Michael Thomas Ferro (born April 19, 1951) is an American politician who was a Democratic member of the West Virginia House of Delegates representing District 4 from January 2009 to 2018.

==Education==
Ferro earned his BA from West Liberty State College (now West Liberty University), and his MA from West Virginia University.

==Elections==
- 2012 When Representative Scott Varner retired and left a seat open, Ferro placed first in the four-way May 8, 2012 Democratic Primary with 3,383 votes (41.3%), and placed first in the three-way two-position November 6, 2012 General election with 8,697 votes (39.1%) ahead of Republican nominee David Evans and fellow Democratic nominee David Sidiropolis.

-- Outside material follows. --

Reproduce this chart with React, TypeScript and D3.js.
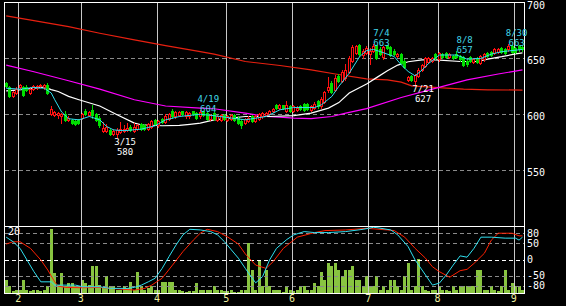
import React from 'react';
import * as d3 from 'd3';

const W = 566;
const H = 306;

// month labels and the candle index where each month begins
const monthLabels = ['2', '3', '4', '5', '6', '7', '8', '9'];
const monthStartIdx = [4, 22, 44, 64, 83, 105, 125, 147];

const priceTicks = [700, 650, 600, 550];
const oscTicks = [80, 50, 0, -50, -80];

// daily candles: [open, high, low, close]
const ohlc: [number, number, number, number][] = [
  [628, 629, 624, 625], [624, 625, 615, 616], [616, 621, 615, 620], [619, 624, 618, 623],
  [624, 627, 623, 626], [624, 625, 616, 617], [624, 626, 621, 622], [619, 624, 618, 623],
  [623, 626, 622, 625], [624, 626, 623, 625], [625, 627, 624, 626], [624, 627, 623, 626],
  [626, 628, 618, 619], [600, 607, 599, 605], [599, 603, 598, 602], [599, 602, 597, 601],
  [598, 601, 592, 600], [600, 603, 594, 595], [595, 598, 594, 597], [595, 596, 591, 592],
  [594, 595, 590, 591], [595, 596, 591, 592], [597, 601, 596, 600], [603, 605, 599, 600],
  [599, 603, 598, 602], [604, 608, 597, 599], [600, 601, 594, 595], [597, 598, 589, 590],
  [585, 593, 584, 588], [585, 591, 584, 589], [586, 587, 581, 582], [582, 587, 581, 585],
  [582, 588, 580, 586], [584, 593, 583, 587], [585, 590, 584, 587], [586, 592, 585, 588],
  [589, 590, 585, 586], [585, 592, 584, 589], [587, 591, 586, 590], [591, 592, 586, 587],
  [590, 591, 586, 587], [587, 592, 586, 591], [589, 595, 588, 594], [595, 596, 590, 591],
  [590, 595, 589, 594], [596, 597, 592, 593], [593, 600, 592, 598], [596, 601, 595, 600],
  [603, 605, 597, 598], [598, 603, 597, 602], [599, 603, 598, 602], [603, 603, 599, 600],
  [598, 603, 597, 602], [598, 602, 597, 601], [603, 603, 599, 600], [601, 602, 596, 597],
  [598, 604, 597, 602], [603, 603, 598, 599], [601, 602, 595, 596], [596, 600, 595, 599],
  [601, 602, 595, 596], [595, 599, 594, 598], [595, 600, 594, 599], [599, 600, 595, 596],
  [595, 599, 594, 598], [596, 600, 595, 599], [599, 600, 594, 595], [597, 598, 591, 592],
  [594, 596, 588, 590], [592, 597, 591, 596], [594, 598, 593, 597], [598, 599, 593, 594],
  [594, 599, 593, 598], [596, 601, 595, 600], [598, 602, 597, 601], [599, 602, 598, 601],
  [600, 604, 599, 603], [603, 606, 602, 605], [608, 609, 605, 606], [606, 609, 605, 608],
  [608, 608, 605, 606], [603, 612, 602, 608], [607, 608, 602, 603], [603, 608, 602, 607],
  [604, 607, 603, 606], [607, 608, 604, 605], [609, 610, 603, 604], [609, 610, 604, 605],
  [604, 608, 603, 607], [606, 611, 605, 609], [612, 613, 606, 607], [607, 615, 606, 614],
  [611, 621, 610, 620], [622, 633, 620, 624], [628, 630, 619, 620], [622, 635, 621, 632],
  [634, 636, 629, 630], [630, 640, 629, 638], [632, 645, 631, 640], [638, 652, 637, 650],
  [648, 662, 647, 660], [655, 662, 654, 661], [662, 663, 652, 654], [653, 658, 650, 657],
  [655, 661, 654, 659], [654, 659, 645, 657], [657, 663, 656, 661], [662, 662, 649, 650],
  [658, 660, 653, 654], [651, 661, 649, 660], [662, 662, 658, 659], [660, 661, 652, 653],
  [657, 658, 653, 654], [652, 655, 651, 654], [654, 655, 645, 646], [648, 649, 641, 642],
  [631, 634, 630, 633], [634, 635, 630, 631], [630, 636, 627, 635], [634, 641, 633, 640],
  [640, 645, 639, 644], [643, 651, 642, 650], [647, 651, 646, 650], [648, 651, 647, 650],
  [654, 655, 649, 650], [649, 656, 648, 655], [654, 655, 650, 651], [655, 656, 650, 651],
  [651, 655, 650, 654], [652, 653, 649, 650], [654, 657, 650, 651], [652, 653, 648, 649],
  [651, 652, 643, 644], [648, 649, 643, 645], [651, 652, 647, 648], [647, 650, 646, 649],
  [650, 651, 646, 647], [646, 653, 645, 652], [649, 655, 648, 654], [655, 656, 651, 652],
  [656, 657, 652, 653], [655, 659, 654, 658], [656, 659, 655, 658], [659, 660, 655, 656],
  [658, 659, 654, 655], [658, 663, 657, 661], [661, 662, 655, 656], [659, 660, 655, 656],
  [661, 662, 657, 658], [660, 661, 657, 658],
];

const volume = [
  4.0, 2.1, 0.5, 1, 1, 4, 1, 0.5, 1, 1, 0.5, 1, 2.1, 19.6, 6.1, 2.5, 6.1, 2, 3, 3,
  2, 2, 4, 3, 2.5, 8.3, 8.3, 2.5, 1.5, 5.2, 2, 2.1, 1, 1, 2, 1.5, 3.3, 1, 6.3, 2,
  1, 1.5, 2, 1, 1, 3.3, 3.3, 3.3, 3.3, 1, 1, 0.5, 0.3, 0.5, 0.5, 3.2, 1, 1, 1, 1,
  2.2, 1, 1, 0.5, 0.5, 1, 0.3, 0.3, 1, 1, 15.3, 7.1, 1, 10.2, 2.2, 7.1, 2.2, 1, 1, 1,
  0.3, 2.2, 1, 0.5, 1, 2.2, 2, 1, 1, 3, 2.2, 6.3, 4.1, 9.2, 8.4, 9.2, 7.1, 5.3, 7.1, 7.1,
  8.4, 4.1, 4.1, 2.2, 5.3, 2.2, 2.2, 5.3, 1, 2.2, 1, 4.1, 4.1, 2.2, 1, 5.3, 9.2, 1, 2.2, 10.4,
  2.2, 1, 0.5, 1, 1, 2.2, 1, 1, 0.5, 2.2, 1, 2.2, 2.2, 2.2, 2.2, 2.2, 7.1, 7.1, 1, 1,
  2.2, 1, 0.5, 2.2, 7.1, 1, 3, 2.2, 2.2, 1,
];

// moving averages, read as [candle index, price]
const maShort: [number, number][] = [
  [0, 623.3], [4, 622.4], [8, 624], [11, 623.3], [13, 619], [14, 613], [16, 602], [18, 596],
  [21, 595], [24, 598], [27, 595], [29, 589], [31, 586], [34, 585.3], [39, 586.7], [43, 589.7],
  [46, 595], [50, 598], [56, 600], [60, 598.7], [65, 596.6], [69, 595], [75, 598], [79, 604],
  [83, 606], [89, 606], [91, 608.5], [94, 616], [96, 625], [99, 636.8], [102, 651.6], [104, 657],
  [106, 658], [108, 656], [112, 651.6], [114, 644.2], [116, 638.3], [118, 634.4], [120, 639.5],
  [122, 645.7], [125, 653], [130, 653], [133, 649.3], [137, 650], [140, 653.8], [143, 656], [149, 658],
];
const maMid: [number, number][] = [
  [0, 621], [3, 621.5], [8, 623.3], [11, 624.2], [13, 622], [15, 620.4], [18, 616], [21, 613],
  [27, 607.4], [32, 599.6], [37, 592.1], [39, 590.6], [45, 589.7], [50, 590], [53, 591], [56, 592],
  [60, 595], [69, 598], [76, 598], [83, 598.7], [88, 601], [93, 605.5], [96, 610.4], [99, 619],
  [104, 627], [107, 633], [110, 639], [113, 644], [116, 647], [120, 648.7], [124, 648.7],
  [131, 647.2], [136, 647.2], [139, 649.3], [143, 651.5], [147, 654], [149, 655],
];
const maLong: [number, number][] = [
  [0, 644], [8, 638], [18, 630], [27, 622.5], [37, 613], [46, 607.4], [56, 605.5], [60, 604.9],
  [69, 601], [75, 598], [79, 597.5], [83, 596.6], [88, 596], [94, 598], [98, 601], [104, 605],
  [114, 615], [123, 622.5], [133, 630.8], [142, 636], [149, 639.7],
];
const maVeryLong: [number, number][] = [
  [0, 688], [8, 683.7], [18, 678.4], [27, 672.5], [37, 666.5], [46, 661.4], [56, 656], [60, 653.8],
  [69, 647.2], [79, 643.6], [88, 639.7], [95, 636], [104, 631.7], [110, 630.8], [114, 628.7],
  [117, 625.4], [127, 623.3], [132, 622.5], [139, 621.9], [149, 621.6],
];

// oscillator lines, [candle index, value]
const oscFast: [number, number][] = [
  [0, 68], [2, 54], [4, 34], [6, -1.5], [8, -37], [10, -68], [13, -68], [14, -78], [20, -78],
  [22, -83], [27, -83], [30, -88], [35, -88], [37, -85], [39, -78], [41, -68], [43, -57], [45, -27],
  [47, 9], [49, 44], [51, 75], [53, 92], [56, 90], [59, 85], [61, 75], [63, 54], [65, 29], [67, 4],
  [69, -27], [71, -57], [72, -71], [74, -52], [76, -1.5], [78, 34], [81, 61], [83, 75], [86, 85],
  [89, 82], [93, 82], [98, 85], [103, 92], [106, 98], [107, 97], [111, 90], [113, 75], [116, 39],
  [118, -1.5], [121, -47], [123, -78], [125, -72], [127, -47], [129, -17], [131, 11], [133, 7],
  [135, 34], [137, 68], [140, 68], [144, 65], [147, 65], [148, 59], [149, 68],
];
const oscSlow: [number, number][] = [
  [0, 47], [2, 54], [4, 54], [7, 34], [10, -1.5], [12, -32], [14, -68], [15, -81], [17, -85],
  [22, -86], [27, -85], [30, -88], [37, -93], [40, -88], [42, -78], [45, -57], [48, -17], [51, 24],
  [54, 59], [56, 80], [58, 92], [61, 85], [64, 68], [67, 47], [69, 17], [72, -17], [75, -27],
  [77, -7], [80, 34], [84, 68], [89, 82], [92, 88], [98, 90], [104, 95], [110, 90], [112, 88],
  [115, 68], [118, 34], [121, 4], [123, -22], [125, -37], [128, -54], [131, -34], [133, -30],
  [135, -12], [138, 19], [140, 59], [142, 80], [146, 80], [148, 72], [149, 72],
];

const annotations = [
  { i: 32, date: '3/15', value: 580, kind: 'low' },
  { i: 56, date: '4/19', value: 604, kind: 'high' },
  { i: 106, date: '7/4', value: 663, kind: 'high' },
  { i: 118, date: '7/21', value: 627, kind: 'low' },
  { i: 130, date: '8/8', value: 657, kind: 'high' },
  { i: 145, date: '8/30', value: 663, kind: 'high' },
];

const FONT = "'DejaVu Sans Mono', monospace";

export default function App() {
  const x = d3.scaleLinear().domain([0, ohlc.length - 1]).range([6.2, 522.5]);
  const yP = d3.scaleLinear().domain([500, 700]).range([226, 2.5]);
  const yO = d3.scaleLinear().domain([-102, 102]).range([293, 226]);
  const yV = d3.scaleLinear().domain([0, 20.5]).range([293, 226]);

  const priceLine = d3.line<[number, number]>().x((d) => x(d[0])).y((d) => yP(d[1]));
  const oscLine = d3.line<[number, number]>().x((d) => x(d[0])).y((d) => yO(d[1]));

  const left = 4.5, right = 524.5, top = 2.5, sep = 226.5, bottom = 293.5;

  return (
    <div style={{ position: 'absolute', left: 0, top: 0 }}>
      <svg width={W} height={H} style={{ display: 'block', background: '#000' }}>
        <rect x={0} y={0} width={W} height={H} fill="#000" />

        {/* volume bars */}
        <g shapeRendering="crispEdges">
          {volume.map((v, i) => {
            const l = Math.round(x(i) - 1.5);
            const yt = Math.round(yV(v));
            return <rect key={'v' + i} x={l} y={yt} width={3} height={Math.max(1, 293 - yt)} fill="#88c440" />;
          })}
        </g>

        {/* horizontal grid */}
        <g shapeRendering="crispEdges">
          {priceTicks.filter((t) => t < 700).map((t) => (
            <line key={'pg' + t} x1={left} x2={right} y1={Math.round(yP(t)) + 0.5} y2={Math.round(yP(t)) + 0.5}
              stroke="#8a8a8a" strokeDasharray="4,3" />
          ))}
          {oscTicks.map((t) => (
            <line key={'og' + t} x1={left} x2={right} y1={Math.round(yO(t)) + 0.5} y2={Math.round(yO(t)) + 0.5}
              stroke={t === 0 ? '#ffffff' : '#8a8a8a'} strokeDasharray="4,3" />
          ))}
        </g>

        {/* vertical month grid */}
        <g shapeRendering="crispEdges">
          {monthStartIdx.map((m, k) => (
            <line key={'mg' + k} x1={Math.round(x(m - 0.5)) + 0.5} x2={Math.round(x(m - 0.5)) + 0.5}
              y1={top} y2={bottom} stroke="#c8c8c8" />
          ))}
        </g>

        {/* oscillator */}
        <path d={oscLine(oscSlow) || ''} fill="none" stroke="#ff2000" strokeWidth={1} />
        <path d={oscLine(oscFast) || ''} fill="none" stroke="#30e0f0" strokeWidth={1} />

        {/* moving averages */}
        <path d={priceLine(maVeryLong) || ''} fill="none" stroke="#e82010" strokeWidth={1.2} />
        <path d={priceLine(maLong) || ''} fill="none" stroke="#ff00ff" strokeWidth={1.2} />
        <path d={priceLine(maMid) || ''} fill="none" stroke="#ffffff" strokeWidth={1.2} />

        {/* candles */}
        <g shapeRendering="crispEdges">
          {ohlc.map(([o, h, l, c], i) => {
            const lx = Math.round(x(i) - 1.5);
            const cx = lx + 1.5;
            const up = c >= o;
            const yTop = Math.round(yP(Math.max(o, c)));
            const yBot = Math.round(yP(Math.min(o, c)));
            const col = up ? '#ff1010' : '#00dd00';
            return (
              <g key={'c' + i}>
                <line x1={cx} x2={cx} y1={Math.round(yP(h))} y2={Math.round(yP(l)) + 1} stroke={col} />
                {up ? (
                  <rect x={lx + 0.5} y={yTop + 0.5} width={2} height={Math.max(1, yBot - yTop)} fill="#000" stroke={col} />
                ) : (
                  <rect x={lx} y={yTop} width={3} height={Math.max(1, yBot - yTop + 1)} fill={col} />
                )}
              </g>
            );
          })}
        </g>

        <path d={priceLine(maShort) || ''} fill="none" stroke="#30e0f0" strokeWidth={1} />

        {/* frame */}
        <g shapeRendering="crispEdges" stroke="#ffffff" fill="none">
          <rect x={left} y={top} width={right - left} height={bottom - top} />
          <line x1={left} x2={right} y1={sep} y2={sep} />
        </g>

        {/* right axis labels */}
        <g fontFamily={FONT} fontSize={10} fill="#ffffff">
          {priceTicks.map((t) => (
            <text key={'pt' + t} x={527} y={yP(t) + 6}>{t}</text>
          ))}
          {oscTicks.map((t) => (
            <text key={'ot' + t} x={527} y={yO(t) + 3.5}>{t}</text>
          ))}
          <text x={8} y={234.5}>20</text>
        </g>

        {/* month labels */}
        <g fontFamily={FONT} fontSize={10} fill="#f0f0a0" textAnchor="middle">
          {monthStartIdx.map((m, k) => (
            <text key={'ml' + k} x={x(m - 0.5)} y={302}>{monthLabels[k]}</text>
          ))}
        </g>

        {/* high / low annotations */}
        <g fontFamily={FONT} fontSize={9} textAnchor="middle">
          {annotations.map((a) => {
            const ax = x(a.i) + 8;
            const ay = yP(a.value);
            const fill = a.kind === 'high' ? '#40d8e8' : '#ffffff';
            const y1 = a.kind === 'high' ? ay - 8 : ay + 8;
            const y2 = a.kind === 'high' ? ay + 2 : ay + 18;
            return (
              <g key={'a' + a.date} fill={fill}>
                <text x={ax} y={y1}>{a.date}</text>
                <text x={ax} y={y2}>{a.value}</text>
              </g>
            );
          })}
        </g>
      </svg>
    </div>
  );
}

- 2008 Ferro challenged incumbent Representatives Kenneth Tucker and Scott Varner in the three-way May 13, 2008 Democratic Primary and placed second with 3,759 votes (33.4%) ahead of Representative Tucker; and placed second in the four-way two-position November 4, 2008 General election with 6,949 votes (29.0%) behind incumbent Representative Varner and ahead of Republican nominee Ronald Morris (who had run for the seat in 2004 and 2006) and Independent candidate R. E. Hartley.
- 2010 Ferro and Representative Varner were challenged in the three-way May 11, 2010 Democratic Primary where Ferro placed second behind Representative Varner with 3,317 votes (43.0%); they were unopposed for the November 2, 2010 General election where Ferro placed second with 6,894 votes (47.7%).